In the domain of language and reasoning, we have carried out a number of projects, including:
a) We have developed a new empirical method to assess how well models of word naming can generalize to novel words. This method will make it much easier to carry out future studies and evaluate computational models in the future (Gubian et al., in press)
b) We have shown that recurrent networks do not capture some fundamental syntactic generalizations that humans do, including the well-known ‘Principle-C’ constraint (Mitchell & Bowers., 2019), and can learn unstructured languages unlike any human language and that would be difficult if not impossible to learn (Mitchell & Bowers, 2020).
c) We have shown that standard DNNs that have been claimed to support same/different visual reasoning in fact fail when tested appropriately (Puebla & Bowers, 2021), and even models designed to solve relational reasoning fail (Pueble & Bowers, in preparation).

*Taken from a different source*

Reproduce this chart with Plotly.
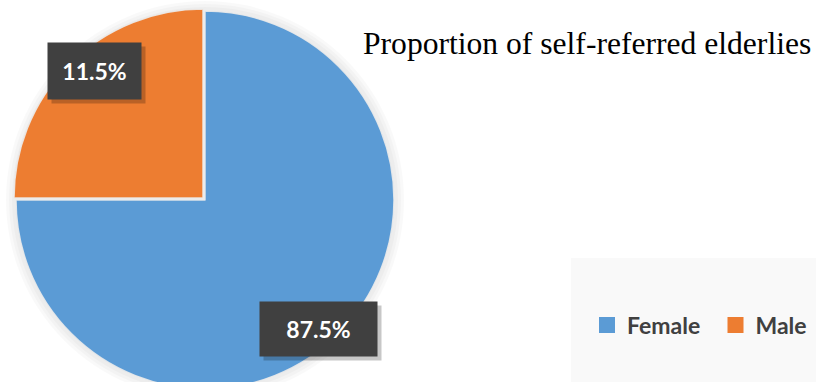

d) We have developed new network architectures that support more widespread generalizations than standard models. This includes solving tasks that Gary Marcus claim require symbols. In these models we used convolutions in a novel way (Evans & Bowers, 2021).
e) We have introduced a new way of representing symbols in conventional network architectures (so-called VARS representations) that allow networks to better support combinatorial generalization in the domain of a simple memory task and in a visual reasoning task (Vankov & Bowers, 2019).
f) We have found that networks that learn disentangled representations continue to fail in combinatorial generalization tasks (Montero et al., 2021, 2022).
g) We have found that models of spoken word identification show some similarities to human speech, but they also differ in fundamental ways suggesting that current models are missing key features of human system (Adolfi et al., 2022).